Em 2015, a China revisou sua "política do filho único". Em 2018, sinalizou que poria fim a todas as restrições de nascimento a partir do ano que vem. De acordo com um editorial do jornal estatal "The People's Daily", dar à luz é "uma questão familiar e nacional também".
Mas flexibilizar essas restrições está longe de ser a única solução para o problema: a China registrou 15,2 milhões de nascimentos em 2018, o menor número em mais de 60 anos.
Pesquisadores chineses atribuíram a queda a um declínio na população de mulheres em idade reprodutiva e a famílias que adiam planos de ter filhos por razões financeiras, especialmente em famílias com mulheres mais instruídas e relutantes em desempenhar o papel tradicional de donas de casa.
Mais velhos e mais fortes
Os demógrafos alertam que as políticas que promovem a saúde dos idosos precisam desempenhar um papel crucial na mitigação dos efeitos do envelhecimento da população.
O argumento é que indivíduos mais saudáveis são mais capazes de continuar trabalhando por mais tempo e com mais energia, o que poderia resultar em menores custos com a saúde.
Uma área que tem sido negligenciada é a participação feminina na força de trabalho: dados da Organização Internacional do Trabalho (OIT) mostram que a taxa de participação das mulheres no mercado de trabalho global era de 48,5% em 2018, mais de 25% abaixo da dos homens.

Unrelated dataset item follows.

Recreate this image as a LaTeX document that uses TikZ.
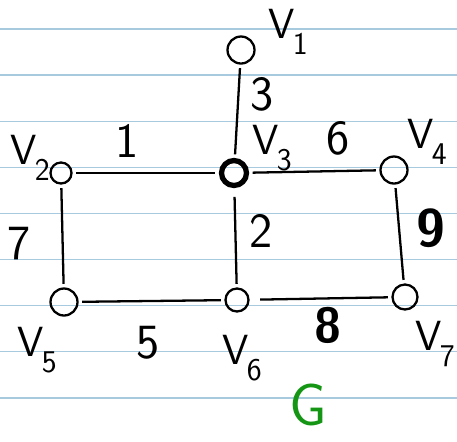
\documentclass[tikz,border=0pt]{standalone}
\usepackage{xcolor}
\usetikzlibrary{positioning}
\definecolor{ruleblue}{RGB}{168,202,222}
\definecolor{penGreen}{RGB}{20,150,20}
\newcommand\vname[1]{V\kern-1pt\raisebox{-0.9ex}{\fontsize{18}{20}\selectfont#1}}
\tikzset{
  vert/.style={draw, circle, line width=1.3pt, minimum size=5.4mm, inner sep=0pt},
  hub/.style={vert, line width=3pt, minimum size=5mm},
  edge/.style={line width=1.3pt, shorten <=2pt, shorten >=2pt},
  wt/.style={font=\sffamily\fontsize{28}{30}\selectfont, inner sep=0pt},
  vlab/.style={font=\sffamily\fontsize{24}{26}\selectfont, inner sep=0pt},
  paper/.style={draw=ruleblue, line width=0.8pt},
}
\begin{document}
\begin{tikzpicture}[x=0.02cm, y=-0.02cm]
\useasboundingbox[fill=white] (0,0) rectangle (457,441);
% ruled paper
\foreach \k in {0,...,8}
  \draw[paper] (0,29+46.1*\k) -- (457,29+46.1*\k);
% vertices
\node[vert] (v1) at (241,50) {};
\node[vert, minimum size=4.2mm] (v2) at (61,173) {};
\node[hub] (v3) at (234,173) {};
\node[vert] (v4) at (394,170) {};
\node[vert] (v5) at (64,302) {};
\node[vert, minimum size=4.6mm] (v6) at (237,300) {};
\node[vert, minimum size=5mm] (v7) at (405,297) {};
% vertex names
\node[vlab] (n1) at (288,32) {\vname{1}};
\node[vlab] (n2) at (30,158) {\vname{2}};
\node[vlab] (n3) at (272,148) {\vname{3}};
\node[vlab] (n4) at (427,142) {\vname{4}};
\node[vlab] (n5) at (37,350) {\vname{5}};
\node[vlab] (n6) at (242,358) {\vname{6}};
\node[vlab] (n7) at (435,344) {\vname{7}};
% edges
\draw[edge] (v1) -- (v3);
\draw[edge] (v2) -- (v3);
\draw[edge] (v3) -- (v4);
\draw[edge] (v2) -- (v5);
\draw[edge, shorten <=5pt] (v3) -- (v6);
\draw[edge] (v4) -- (v7);
\draw[edge] (v5) -- (v6);
\draw[edge, shorten <=6pt] (v6) -- (v7);
% weights
\node[wt] (w13) at (262,94) {3};
\node[wt] (w23) at (127,141) {1};
\node[wt] (w34) at (338,138) {6};
\node[wt] (w25) at (19,244) {7};
\node[wt] (w36) at (261,231) {2};
\node[wt, font=\sffamily\bfseries\fontsize{30}{32}\selectfont] (w47) at (431,228) {9};
\node[wt] (w56) at (148,343) {5};
\node[wt, font=\sffamily\bfseries\fontsize{28}{30}\selectfont] (w67) at (328,325) {8};
% graph name
\node[wt, text=penGreen, font=\sffamily\fontsize{34}{36}\selectfont] (g) at (308,405) {G};
\end{tikzpicture}
\end{document}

"Economias com maiores taxas de participação das mulheres na força de trabalho experimentaram menor desaceleração no crescimento populacional. Mais mulheres trabalhando não só tornam as economias mais resistentes a choques econômicos adversos, mas uma força de trabalho com mais mulheres também representa uma poderosa ferramenta anti-pobreza", diz o economista Ekkehard Ernst, da OIT.